The problem: Write only the number of lines in the records beneath that hold "this".

Data section:
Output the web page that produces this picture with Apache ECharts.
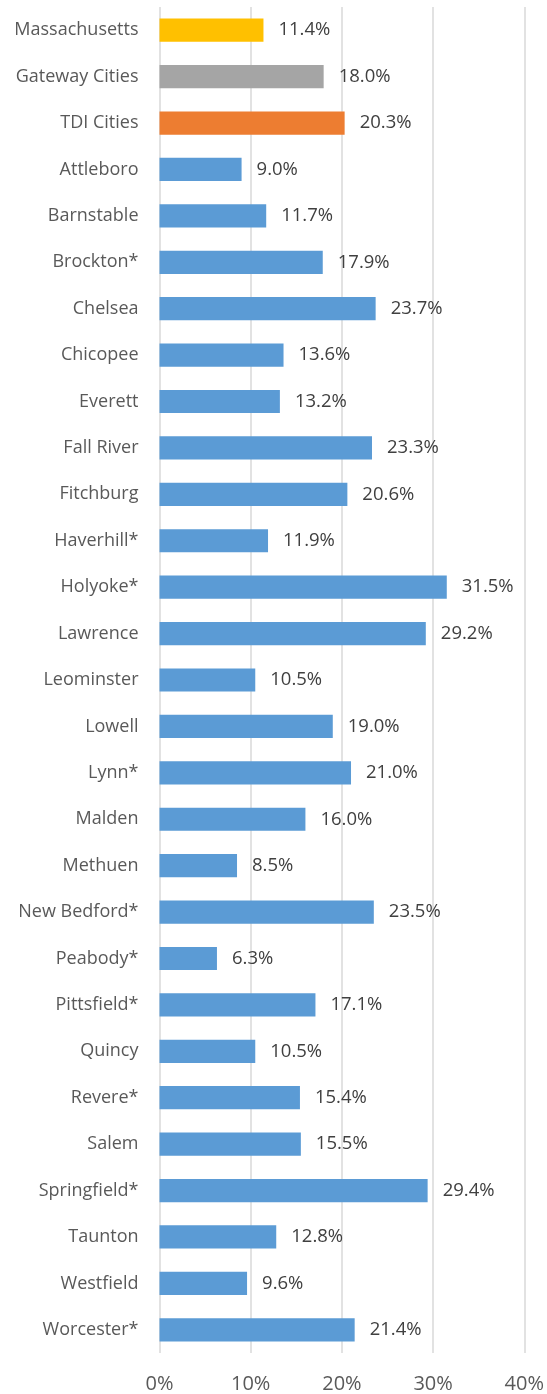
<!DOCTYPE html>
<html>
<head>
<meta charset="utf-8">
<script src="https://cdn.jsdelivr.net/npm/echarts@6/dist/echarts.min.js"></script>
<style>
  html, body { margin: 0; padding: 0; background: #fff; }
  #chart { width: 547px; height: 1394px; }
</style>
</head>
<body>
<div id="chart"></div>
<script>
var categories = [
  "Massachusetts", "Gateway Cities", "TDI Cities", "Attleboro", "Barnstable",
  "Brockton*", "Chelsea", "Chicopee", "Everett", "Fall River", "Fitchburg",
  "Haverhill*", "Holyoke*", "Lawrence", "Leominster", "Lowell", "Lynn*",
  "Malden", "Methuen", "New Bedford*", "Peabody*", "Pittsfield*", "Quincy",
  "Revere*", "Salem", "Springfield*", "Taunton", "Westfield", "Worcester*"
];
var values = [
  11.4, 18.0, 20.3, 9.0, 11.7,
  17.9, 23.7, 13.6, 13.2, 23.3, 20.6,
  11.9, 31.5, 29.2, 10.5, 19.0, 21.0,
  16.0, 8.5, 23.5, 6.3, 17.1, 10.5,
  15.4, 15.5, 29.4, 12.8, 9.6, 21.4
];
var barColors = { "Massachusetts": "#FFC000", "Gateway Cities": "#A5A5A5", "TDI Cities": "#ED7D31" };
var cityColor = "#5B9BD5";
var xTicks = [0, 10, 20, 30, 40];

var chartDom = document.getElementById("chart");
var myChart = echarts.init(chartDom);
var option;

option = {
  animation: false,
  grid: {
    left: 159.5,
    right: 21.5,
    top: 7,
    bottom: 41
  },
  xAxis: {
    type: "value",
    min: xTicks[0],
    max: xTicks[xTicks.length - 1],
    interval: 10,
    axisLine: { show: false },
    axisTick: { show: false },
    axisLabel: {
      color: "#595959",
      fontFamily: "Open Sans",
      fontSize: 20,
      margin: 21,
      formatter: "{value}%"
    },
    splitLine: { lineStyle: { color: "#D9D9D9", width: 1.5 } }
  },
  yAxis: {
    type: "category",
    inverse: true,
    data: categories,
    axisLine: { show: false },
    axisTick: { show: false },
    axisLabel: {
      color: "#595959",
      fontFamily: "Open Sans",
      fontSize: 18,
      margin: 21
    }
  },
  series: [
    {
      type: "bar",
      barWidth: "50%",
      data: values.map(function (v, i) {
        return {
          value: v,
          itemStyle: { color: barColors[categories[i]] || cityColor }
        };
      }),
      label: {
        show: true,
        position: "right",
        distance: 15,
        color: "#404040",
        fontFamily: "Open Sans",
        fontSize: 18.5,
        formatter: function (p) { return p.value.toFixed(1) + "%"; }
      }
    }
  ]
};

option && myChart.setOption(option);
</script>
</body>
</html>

* * *

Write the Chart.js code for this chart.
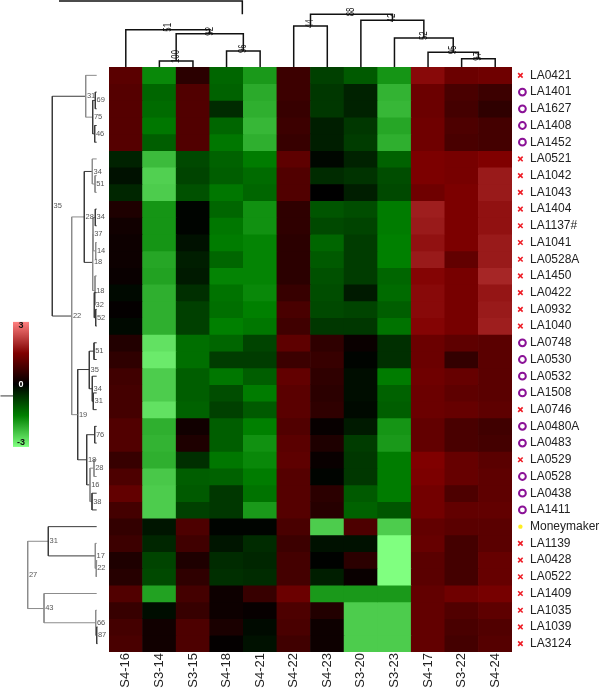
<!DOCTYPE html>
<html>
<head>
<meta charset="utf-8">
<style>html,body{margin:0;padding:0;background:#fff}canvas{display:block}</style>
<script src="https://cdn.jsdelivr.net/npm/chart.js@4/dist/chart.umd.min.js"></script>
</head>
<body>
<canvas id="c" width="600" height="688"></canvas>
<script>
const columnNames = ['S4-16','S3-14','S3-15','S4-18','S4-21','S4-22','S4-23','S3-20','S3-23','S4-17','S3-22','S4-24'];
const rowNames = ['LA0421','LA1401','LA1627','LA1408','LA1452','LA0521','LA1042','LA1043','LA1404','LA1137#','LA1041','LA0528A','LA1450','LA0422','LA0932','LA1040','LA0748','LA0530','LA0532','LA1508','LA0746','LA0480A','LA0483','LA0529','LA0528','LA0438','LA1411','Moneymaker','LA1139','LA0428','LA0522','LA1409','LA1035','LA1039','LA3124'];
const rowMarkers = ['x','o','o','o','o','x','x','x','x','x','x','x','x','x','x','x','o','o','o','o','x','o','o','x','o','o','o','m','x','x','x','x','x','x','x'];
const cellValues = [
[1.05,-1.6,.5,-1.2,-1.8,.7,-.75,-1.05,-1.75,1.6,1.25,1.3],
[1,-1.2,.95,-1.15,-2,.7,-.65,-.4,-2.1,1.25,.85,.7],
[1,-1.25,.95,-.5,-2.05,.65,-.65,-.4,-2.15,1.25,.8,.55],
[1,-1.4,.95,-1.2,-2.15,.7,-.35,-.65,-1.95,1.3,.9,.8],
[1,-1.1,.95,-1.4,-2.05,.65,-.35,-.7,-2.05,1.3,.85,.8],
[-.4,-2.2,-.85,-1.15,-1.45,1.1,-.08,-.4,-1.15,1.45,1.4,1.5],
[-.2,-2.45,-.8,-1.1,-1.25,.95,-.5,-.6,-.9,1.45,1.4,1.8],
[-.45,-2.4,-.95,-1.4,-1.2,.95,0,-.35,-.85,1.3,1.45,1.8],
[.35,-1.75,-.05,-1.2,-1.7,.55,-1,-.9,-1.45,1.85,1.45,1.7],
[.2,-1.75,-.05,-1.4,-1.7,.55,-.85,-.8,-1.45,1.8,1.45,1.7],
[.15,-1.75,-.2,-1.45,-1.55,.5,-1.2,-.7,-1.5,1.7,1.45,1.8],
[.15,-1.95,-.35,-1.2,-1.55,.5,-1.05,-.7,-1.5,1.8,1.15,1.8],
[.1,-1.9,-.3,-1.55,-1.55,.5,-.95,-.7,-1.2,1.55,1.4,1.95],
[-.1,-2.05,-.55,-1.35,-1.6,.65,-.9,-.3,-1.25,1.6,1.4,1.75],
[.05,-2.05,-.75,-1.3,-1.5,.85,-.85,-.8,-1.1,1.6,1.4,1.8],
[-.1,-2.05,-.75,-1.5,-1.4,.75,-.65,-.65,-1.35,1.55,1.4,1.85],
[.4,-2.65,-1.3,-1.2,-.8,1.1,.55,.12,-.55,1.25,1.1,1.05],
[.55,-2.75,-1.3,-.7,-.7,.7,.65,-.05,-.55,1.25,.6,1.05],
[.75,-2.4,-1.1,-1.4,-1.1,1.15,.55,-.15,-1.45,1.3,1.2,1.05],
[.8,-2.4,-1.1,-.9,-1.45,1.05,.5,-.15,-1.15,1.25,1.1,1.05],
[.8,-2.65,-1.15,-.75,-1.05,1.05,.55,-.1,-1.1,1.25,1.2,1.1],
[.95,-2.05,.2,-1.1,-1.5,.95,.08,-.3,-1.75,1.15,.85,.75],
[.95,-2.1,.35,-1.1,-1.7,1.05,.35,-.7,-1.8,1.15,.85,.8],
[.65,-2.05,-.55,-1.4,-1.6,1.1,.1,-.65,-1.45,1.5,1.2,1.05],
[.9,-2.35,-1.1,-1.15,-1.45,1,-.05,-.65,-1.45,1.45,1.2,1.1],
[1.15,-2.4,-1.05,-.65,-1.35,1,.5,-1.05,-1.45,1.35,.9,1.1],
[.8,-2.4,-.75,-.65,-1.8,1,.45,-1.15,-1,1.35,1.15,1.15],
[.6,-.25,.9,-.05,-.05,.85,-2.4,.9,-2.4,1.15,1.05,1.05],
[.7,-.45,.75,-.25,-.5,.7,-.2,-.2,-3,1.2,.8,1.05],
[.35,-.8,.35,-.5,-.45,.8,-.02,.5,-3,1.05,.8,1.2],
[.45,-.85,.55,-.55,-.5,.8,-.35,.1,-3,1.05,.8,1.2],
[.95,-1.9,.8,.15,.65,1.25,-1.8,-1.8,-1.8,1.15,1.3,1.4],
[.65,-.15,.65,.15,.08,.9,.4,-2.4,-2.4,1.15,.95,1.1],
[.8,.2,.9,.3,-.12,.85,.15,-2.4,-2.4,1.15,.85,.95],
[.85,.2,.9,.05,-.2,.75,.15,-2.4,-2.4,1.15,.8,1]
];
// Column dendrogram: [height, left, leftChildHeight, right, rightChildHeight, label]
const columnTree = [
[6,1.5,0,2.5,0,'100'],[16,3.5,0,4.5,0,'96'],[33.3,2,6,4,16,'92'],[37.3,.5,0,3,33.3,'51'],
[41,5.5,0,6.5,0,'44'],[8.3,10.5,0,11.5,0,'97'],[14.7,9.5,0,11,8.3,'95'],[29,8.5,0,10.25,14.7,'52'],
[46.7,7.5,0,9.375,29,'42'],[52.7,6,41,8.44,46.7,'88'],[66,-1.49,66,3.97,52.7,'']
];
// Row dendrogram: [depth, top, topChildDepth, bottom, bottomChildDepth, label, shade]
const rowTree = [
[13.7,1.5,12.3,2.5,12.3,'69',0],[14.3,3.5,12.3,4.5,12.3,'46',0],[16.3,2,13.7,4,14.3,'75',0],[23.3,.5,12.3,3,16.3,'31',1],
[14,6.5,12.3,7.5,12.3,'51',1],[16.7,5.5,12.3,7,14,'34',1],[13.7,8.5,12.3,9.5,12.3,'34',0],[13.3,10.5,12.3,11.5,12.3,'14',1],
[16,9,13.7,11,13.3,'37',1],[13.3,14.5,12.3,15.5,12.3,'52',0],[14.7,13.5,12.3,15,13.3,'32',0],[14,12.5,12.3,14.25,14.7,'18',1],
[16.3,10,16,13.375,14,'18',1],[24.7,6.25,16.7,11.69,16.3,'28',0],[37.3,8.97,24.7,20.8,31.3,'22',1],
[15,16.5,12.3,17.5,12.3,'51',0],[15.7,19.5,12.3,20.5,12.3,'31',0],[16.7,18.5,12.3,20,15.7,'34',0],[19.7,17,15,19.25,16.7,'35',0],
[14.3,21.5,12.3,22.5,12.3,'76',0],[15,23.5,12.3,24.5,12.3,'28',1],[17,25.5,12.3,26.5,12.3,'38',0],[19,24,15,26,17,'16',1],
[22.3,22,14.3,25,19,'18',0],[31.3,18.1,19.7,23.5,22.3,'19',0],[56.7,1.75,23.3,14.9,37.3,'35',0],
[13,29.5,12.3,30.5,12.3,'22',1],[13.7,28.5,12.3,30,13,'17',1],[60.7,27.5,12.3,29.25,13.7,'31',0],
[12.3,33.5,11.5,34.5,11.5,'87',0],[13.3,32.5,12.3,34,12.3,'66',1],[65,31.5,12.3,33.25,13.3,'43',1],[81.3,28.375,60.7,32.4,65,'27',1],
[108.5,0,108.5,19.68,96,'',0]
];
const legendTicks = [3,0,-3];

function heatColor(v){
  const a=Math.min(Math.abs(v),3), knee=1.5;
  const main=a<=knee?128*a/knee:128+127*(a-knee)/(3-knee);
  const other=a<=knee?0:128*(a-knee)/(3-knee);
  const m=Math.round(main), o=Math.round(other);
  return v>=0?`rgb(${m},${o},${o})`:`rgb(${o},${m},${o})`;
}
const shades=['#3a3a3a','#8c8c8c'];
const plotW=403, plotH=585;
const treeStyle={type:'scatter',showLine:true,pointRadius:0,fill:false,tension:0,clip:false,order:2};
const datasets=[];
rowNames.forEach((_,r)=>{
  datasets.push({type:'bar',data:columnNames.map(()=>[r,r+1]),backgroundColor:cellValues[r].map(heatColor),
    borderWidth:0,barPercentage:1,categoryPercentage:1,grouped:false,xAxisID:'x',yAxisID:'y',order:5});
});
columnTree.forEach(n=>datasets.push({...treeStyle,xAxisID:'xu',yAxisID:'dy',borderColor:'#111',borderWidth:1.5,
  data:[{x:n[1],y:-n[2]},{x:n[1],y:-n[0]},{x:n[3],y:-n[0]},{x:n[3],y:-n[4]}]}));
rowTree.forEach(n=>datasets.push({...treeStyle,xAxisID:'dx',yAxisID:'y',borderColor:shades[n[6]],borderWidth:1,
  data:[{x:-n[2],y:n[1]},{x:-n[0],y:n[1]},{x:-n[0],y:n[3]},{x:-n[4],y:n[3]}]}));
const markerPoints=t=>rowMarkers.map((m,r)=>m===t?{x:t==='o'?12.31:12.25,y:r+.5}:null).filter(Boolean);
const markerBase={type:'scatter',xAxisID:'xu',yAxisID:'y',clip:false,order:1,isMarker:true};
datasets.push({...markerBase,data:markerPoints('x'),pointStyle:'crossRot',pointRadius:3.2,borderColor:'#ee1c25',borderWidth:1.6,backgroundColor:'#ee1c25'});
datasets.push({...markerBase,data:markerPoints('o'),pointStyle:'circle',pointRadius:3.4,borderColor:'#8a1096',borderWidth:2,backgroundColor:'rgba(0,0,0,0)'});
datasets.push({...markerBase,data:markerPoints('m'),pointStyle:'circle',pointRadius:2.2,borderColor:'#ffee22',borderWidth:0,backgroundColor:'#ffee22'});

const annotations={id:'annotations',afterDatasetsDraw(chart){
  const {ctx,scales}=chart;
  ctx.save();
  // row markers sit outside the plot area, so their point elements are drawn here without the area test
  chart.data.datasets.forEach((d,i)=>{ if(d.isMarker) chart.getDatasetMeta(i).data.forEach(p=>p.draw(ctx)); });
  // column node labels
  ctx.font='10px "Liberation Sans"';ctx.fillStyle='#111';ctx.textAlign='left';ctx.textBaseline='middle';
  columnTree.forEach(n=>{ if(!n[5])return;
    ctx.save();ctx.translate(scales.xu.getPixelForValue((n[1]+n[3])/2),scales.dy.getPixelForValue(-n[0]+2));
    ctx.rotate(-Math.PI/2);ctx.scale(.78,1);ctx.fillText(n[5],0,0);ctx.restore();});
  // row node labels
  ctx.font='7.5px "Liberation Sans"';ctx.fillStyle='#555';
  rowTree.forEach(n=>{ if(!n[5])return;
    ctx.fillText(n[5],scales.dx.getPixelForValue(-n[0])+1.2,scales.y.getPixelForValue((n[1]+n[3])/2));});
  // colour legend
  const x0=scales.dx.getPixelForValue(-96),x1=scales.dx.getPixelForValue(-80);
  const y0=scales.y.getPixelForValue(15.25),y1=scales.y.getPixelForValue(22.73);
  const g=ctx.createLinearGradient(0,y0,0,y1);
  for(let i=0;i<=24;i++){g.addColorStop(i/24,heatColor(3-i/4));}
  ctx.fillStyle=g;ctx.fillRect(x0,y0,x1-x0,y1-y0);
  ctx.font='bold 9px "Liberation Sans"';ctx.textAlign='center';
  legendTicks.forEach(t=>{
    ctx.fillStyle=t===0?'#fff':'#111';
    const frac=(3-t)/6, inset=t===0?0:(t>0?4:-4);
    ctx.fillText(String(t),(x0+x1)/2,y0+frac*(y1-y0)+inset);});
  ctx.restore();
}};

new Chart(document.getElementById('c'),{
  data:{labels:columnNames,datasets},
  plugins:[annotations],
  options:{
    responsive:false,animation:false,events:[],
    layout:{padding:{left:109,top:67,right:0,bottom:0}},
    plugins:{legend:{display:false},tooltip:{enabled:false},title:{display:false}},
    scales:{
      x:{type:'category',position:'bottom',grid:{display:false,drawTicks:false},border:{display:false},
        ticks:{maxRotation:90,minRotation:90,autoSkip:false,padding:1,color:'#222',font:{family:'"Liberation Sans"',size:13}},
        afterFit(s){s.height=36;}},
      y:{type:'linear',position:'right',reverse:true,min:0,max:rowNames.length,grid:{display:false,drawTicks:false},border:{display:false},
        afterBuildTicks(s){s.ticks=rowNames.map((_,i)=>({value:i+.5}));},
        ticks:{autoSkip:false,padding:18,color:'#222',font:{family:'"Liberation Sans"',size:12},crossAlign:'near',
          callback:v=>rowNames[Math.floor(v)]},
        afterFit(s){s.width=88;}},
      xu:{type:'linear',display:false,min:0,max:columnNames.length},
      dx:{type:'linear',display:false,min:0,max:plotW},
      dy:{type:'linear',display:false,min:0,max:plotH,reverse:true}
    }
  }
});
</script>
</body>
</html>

Final result: 2